Description
Robert Walter performs all his own stunts. For 20 years, the San Diego native has been pulling drawbars and pushing the limits of the Hammond B3 organ. As a founding member of the Greyboy Allstars, he helped usher in the funk-jazz renaissance of the early ’90s and has continued to keep one hand comping chords in the instrument’s funky past, while the other explores ever-new melodic terrain. On June 25, his long-standing project, Robert Walter’s 20th Congress, returns with a new album, Get Thy Bearings, via The Royal Potato Family.

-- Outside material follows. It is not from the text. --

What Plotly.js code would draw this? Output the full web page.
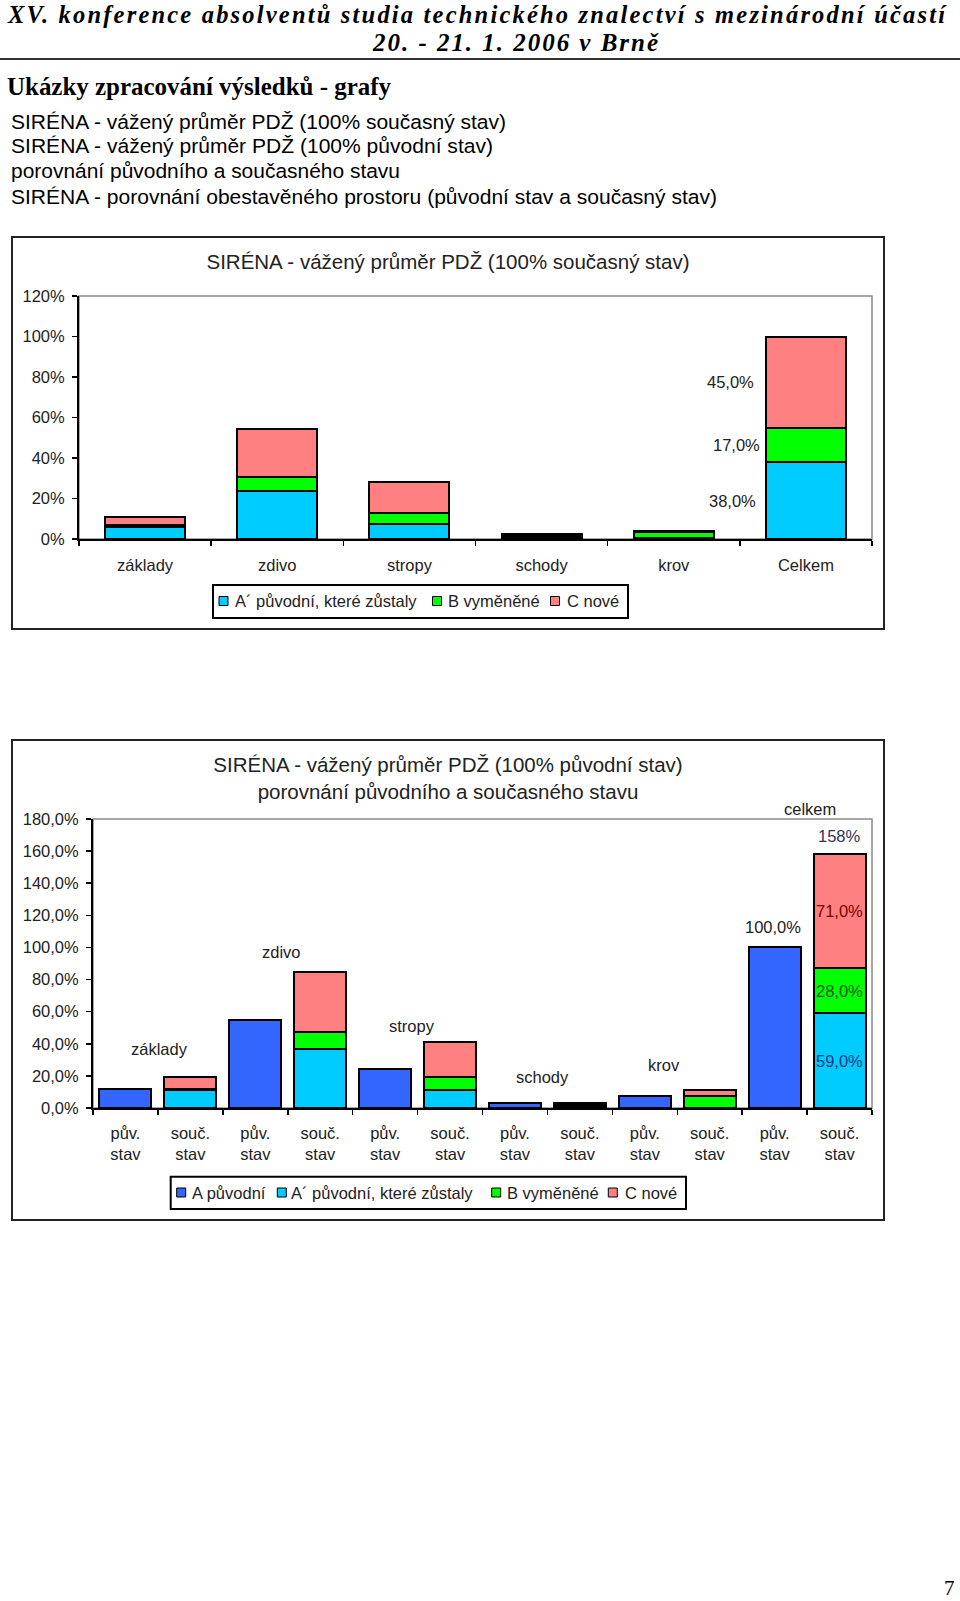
<!DOCTYPE html>
<html><head><meta charset="utf-8">
<script src="https://cdn.plot.ly/plotly-3.0.1.min.js"></script>
<style>
html,body{margin:0;padding:0;background:#fff;}
body{width:960px;height:1601px;position:relative;overflow:hidden;}
#page{position:absolute;left:0;top:0;}
.chart{position:absolute;outline:2px solid #222;outline-offset:-1px;background:#fff;}
</style></head>
<body>
<svg id="page" width="960" height="1601" xmlns="http://www.w3.org/2000/svg">
 <g fill="#000">
  <text x="8" y="22.5" font-family="Liberation Serif" font-weight="bold" font-style="italic" font-size="24.5" textLength="937" lengthAdjust="spacing">XV. konference absolventů studia technického znalectví s mezinárodní účastí</text>
  <text x="373" y="51" font-family="Liberation Serif" font-weight="bold" font-style="italic" font-size="25" textLength="285" lengthAdjust="spacing">20. - 21. 1. 2006 v Brně</text>
  <line x1="0" y1="59" x2="960" y2="59" stroke="#333" stroke-width="2"/>
  <text x="7" y="95" font-family="Liberation Serif" font-weight="bold" font-size="25" textLength="384" lengthAdjust="spacingAndGlyphs">Ukázky zpracování výsledků - grafy</text>
  <text x="11" y="128.5" font-family="Liberation Sans" font-size="20.5" textLength="495" lengthAdjust="spacingAndGlyphs">SIRÉNA - vážený průměr PDŽ (100% současný stav)</text>
  <text x="11" y="153" font-family="Liberation Sans" font-size="20.5" textLength="482" lengthAdjust="spacingAndGlyphs">SIRÉNA - vážený průměr PDŽ (100% původní stav)</text>
  <text x="11" y="177.5" font-family="Liberation Sans" font-size="20.5" textLength="389" lengthAdjust="spacingAndGlyphs">porovnání původního a současného stavu</text>
  <text x="11" y="204" font-family="Liberation Sans" font-size="20.5" textLength="706" lengthAdjust="spacingAndGlyphs">SIRÉNA - porovnání obestavěného prostoru (původní stav a současný stav)</text>
  <text x="944" y="1595" font-family="Liberation Serif" font-size="21">7</text>
 </g>
</svg>
<div id="c1" class="chart" style="left:12px;top:237px;width:872px;height:392px"></div>
<div id="c2" class="chart" style="left:12px;top:740px;width:872px;height:480px"></div>
<script>
// ---------- data: chart 1 (100% = current state) ----------
const categories1 = ['základy', 'zdivo', 'stropy', 'schody', 'krov', 'Celkem'];
const remained1 = [6, 23.5, 7.5, 1, 0.3, 38];      // A´ původní, které zůstaly
const replaced1 = [1, 7, 5.5, 0.5, 3.3, 17];       // B vyměněné
const newParts1 = [3.8, 24, 15, 0.8, 0.4, 45];     // C nové

// ---------- data: chart 2 (100% = original state) ----------
const groups2 = ['základy', 'zdivo', 'stropy', 'schody', 'krov', 'celkem'];
const stateLabels2 = ['pův.<br>stav', 'souč.<br>stav'];
const original2 = [12, 55, 24, 3, 7.5, 100];       // A původní
const remained2 = [11, 36.5, 11.5, 1.2, 0.3, 59];  // A´ původní, které zůstaly
const replaced2 = [1, 11, 7.5, 0.8, 7, 28];        // B vyměněné
const newParts2 = [7, 37, 22, 1, 3.7, 71];         // C nové

const seriesNames = ['A původní', 'A´ původní, které zůstaly', 'B vyměněné', 'C nové'];
const seriesColors = ['#3366FF', '#00CCFF', '#00FF00', '#FF8080'];

const FONT = 'Liberation Sans, Arial, sans-serif';
const TXT = '#222';
const fmt1 = v => v.toFixed(1).replace('.', ',') + '%';

function baseAxisY(range, dtick, fmt) {
  return {range: range, dtick: dtick, tick0: 0, tickformat: fmt, ticksuffix: '%',
    showline: true, linecolor: '#000', linewidth: 2, ticks: 'outside', ticklen: 5,
    tickwidth: 1.5, tickcolor: '#000', showgrid: false, zeroline: false,
    ticklabelstandoff: 4, fixedrange: true};
}
function baseAxisX() {
  return {type: 'category', showline: true, linecolor: '#000', linewidth: 2,
    ticks: 'outside', ticklen: 5, tickwidth: 1.5, tickcolor: '#000',
    tickson: 'boundaries', showgrid: false, zeroline: false, fixedrange: true};
}
function bar(x, y, name, color) {
  return {type: 'bar', x: x, y: y, name: name, hoverinfo: 'skip', showlegend: false,
    marker: {color: color, line: {color: '#000', width: 2}}};
}
const frameShape = {type: 'rect', xref: 'paper', yref: 'paper', x0: 0, x1: 1, y0: 0, y1: 1,
  line: {color: '#8a8a8a', width: 1.5}, layer: 'below'};

// legend drawn as shapes + annotations (pixel positions relative to the chart box)
function addLegend(layout, names, colors, box, squaresX, textsX, cy) {
  const m = layout.margin;
  const pw = layout.width - m.l - m.r, ph = layout.height - m.t - m.b;
  const X = p => (p - m.l) / pw, Y = p => (layout.height - m.b - p) / ph;
  layout.shapes.push({type: 'rect', xref: 'paper', yref: 'paper', x0: X(box[0]), x1: X(box[1]),
    y0: Y(box[3]), y1: Y(box[2]), line: {color: '#000', width: 2}, fillcolor: '#fff', layer: 'above'});
  const s = 9;
  names.forEach((n, i) => {
    layout.shapes.push({type: 'rect', xref: 'paper', yref: 'paper',
      x0: X(squaresX[i]), x1: X(squaresX[i] + s), y0: Y(cy + s / 2), y1: Y(cy - s / 2),
      line: {color: '#000', width: 1}, fillcolor: colors[i], layer: 'above'});
    layout.annotations.push({xref: 'paper', yref: 'paper', x: X(textsX[i]), y: Y(cy),
      text: n, showarrow: false, xanchor: 'left', yanchor: 'middle', xshift: -2,
      font: {size: 16.5, color: TXT}});
  });
}

// ---------- chart 1 ----------
const traces1 = [
  bar(categories1, remained1, seriesNames[1], seriesColors[1]),
  bar(categories1, replaced1, seriesNames[2], seriesColors[2]),
  bar(categories1, newParts1, seriesNames[3], seriesColors[3])
];
const last1 = categories1.length - 1;
const seg1 = [remained1[last1], replaced1[last1], newParts1[last1]];
const ann1 = [];
let cum = 0;
seg1.forEach((v, k) => {
  ann1.push({x: categories1[last1], y: cum + v / 2, text: fmt1(v), showarrow: false,
    xanchor: 'right', yanchor: 'middle', xshift: [-48, -44, -50][k], font: {size: 16.5, color: TXT}});
  cum += v;
});
const H1 = 392, W = 872;
const layout1 = {
  width: W, height: H1, margin: {l: 67, r: 12, t: 59, b: 90},
  paper_bgcolor: 'rgba(0,0,0,0)', plot_bgcolor: 'rgba(0,0,0,0)',
  barmode: 'stack', bargap: 0.394, separators: ', ',
  font: {family: FONT, size: 16.5, color: TXT},
  title: {text: 'SIRÉNA - vážený průměr PDŽ (100% současný stav)', x: 0.5, xref: 'container',
    xanchor: 'center', y: 1 - 25 / H1, yref: 'container', yanchor: 'middle',
    font: {size: 20.5, color: TXT}},
  xaxis: Object.assign(baseAxisX(), {ticklabelstandoff: 10}),
  yaxis: baseAxisY([0, 120], 20, 'd'),
  showlegend: false,
  shapes: [frameShape],
  annotations: ann1
};
addLegend(layout1, seriesNames.slice(1), seriesColors.slice(1),
  [201, 616, 348, 381], [207, 420.5, 538.5], [223, 436, 555], 364);
Plotly.newPlot('c1', traces1, layout1, {staticPlot: true, displayModeBar: false});

// ---------- chart 2 ----------
const cats2 = [];
const pCats = [], sCats = [], tickText2 = [];
groups2.forEach(g => {
  pCats.push(g + ' p'); sCats.push(g + ' s');
  cats2.push(g + ' p', g + ' s');
  tickText2.push(stateLabels2[0], stateLabels2[1]);
});
const traces2 = [
  bar(pCats, original2, seriesNames[0], seriesColors[0]),
  bar(sCats, remained2, seriesNames[1], seriesColors[1]),
  bar(sCats, replaced2, seriesNames[2], seriesColors[2]),
  bar(sCats, newParts2, seriesNames[3], seriesColors[3])
];
const H2 = 480;
const yMax2 = 180;
const ann2 = [];
const groupLabelY = [37, 97, 51, 19, 27, 186];
const groupLabelDX = [2, -6, -6, -5, -13, 3];
groups2.forEach((g, i) => {
  ann2.push({x: 2 * i + 0.5, y: groupLabelY[i] / yMax2, yref: 'paper', text: g, showarrow: false,
    xshift: groupLabelDX[i], yanchor: 'middle', font: {size: 16.5, color: TXT}});
});
const li = groups2.length - 1;
ann2.push({x: 2 * li, y: original2[li], text: fmt1(original2[li]), showarrow: false,
  yanchor: 'bottom', yshift: 9, xshift: -2, font: {size: 16.5, color: TXT}});
const total2 = remained2[li] + replaced2[li] + newParts2[li];
ann2.push({x: 2 * li + 1, y: total2, text: Math.round(total2) + '%', showarrow: false,
  yanchor: 'bottom', yshift: 7, font: {size: 16.5, color: '#333355'}});
const segCols2 = ['#003a80', '#005a00', '#7a0000'];
let c2 = 0;
[remained2[li], replaced2[li], newParts2[li]].forEach((v, k) => {
  ann2.push({x: 2 * li + 1, y: c2 + v / 2, text: fmt1(v), showarrow: false,
    yanchor: 'middle', font: {size: 16.5, color: segCols2[k]}});
  c2 += v;
});
const layout2 = {
  width: W, height: H2, margin: {l: 81, r: 12, t: 79, b: 112},
  paper_bgcolor: 'rgba(0,0,0,0)', plot_bgcolor: 'rgba(0,0,0,0)',
  barmode: 'stack', bargap: 0.2, separators: ', ',
  font: {family: FONT, size: 16.5, color: TXT},
  title: {text: 'SIRÉNA - vážený průměr PDŽ (100% původní stav)<br>porovnání původního a současného stavu',
    x: 0.5, xref: 'container', xanchor: 'center', y: 1 - 32 / H2, yref: 'container',
    yanchor: 'middle', font: {size: 20.5, color: TXT}},
  xaxis: Object.assign(baseAxisX(), {categoryorder: 'array', categoryarray: cats2,
    tickvals: cats2, ticktext: tickText2, ticklabelstandoff: 9}),
  yaxis: baseAxisY([0, yMax2], 20, '.1f'),
  showlegend: false,
  shapes: [frameShape],
  annotations: ann2
};
addLegend(layout2, seriesNames, seriesColors,
  [158.7, 674, 436.7, 469], [164.7, 265.3, 479.7, 596.3], [179.7, 278.7, 494.7, 613], 452.5);
Plotly.newPlot('c2', traces2, layout2, {staticPlot: true, displayModeBar: false});
</script>
</body></html>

It was a recent move from New Orleans to Los Angeles that jump-started Robert Walter’s 20th Congress who hadn’t recorded a studio album in ten years. The outlet for the keyboardist’s funkiest material since its inception in 1999, Get Thy Bearings pushes Walter’s organ, piano, Rhodes and synthesizer to the front of a group rounded out by guitarist/bassist Elgin Park, drummer Aaron Redfield, sax players Karl Denson and Cochemea Gastelum, and percussionist Chuck Prada—an allstar lineup in its own right. Recorded in just a few takes at Elgonix Labs—the same studio where Walter has lent his skills to Get Thy Bearings producer Michael Andrews’ film scores and productions—the album is full of raw boogaloo energy and cinematic color.
“As I’m getting older, I’m owning the style a little more,” says Walter, who spent the early part of his career immersed in the jazz, funk and soul records of the ’60s and ’70s, trying to emulate his heroes, like Big John Patton. By the end of the ’90s, Walter briefly parted ways with the hard-touring Greyboy Allstars to hone his compositional skills with the 20th Congress. Subsequent albums like Money Shot and Giving Up the Ghost pushed Walter deeper into syncopated grooves and vintage arrangements, with help from bandmates Stanton Moore, Joe Russo, George Sluppick, Mike Fratantuno and Will Bernard, and led to collaborations with jazz-funk pioneers like Harvey Mason, Chuck Rainey, Johnny Vidacovich and George Porter Jr. In 2004, Walter even relocated to New Orleans in order to be closer to this music’s spiritual and cultural foundation. This period yielded two solo records, Super Heavy Organ and Cure All, as well as a handful of sides supporting Stanton Moore.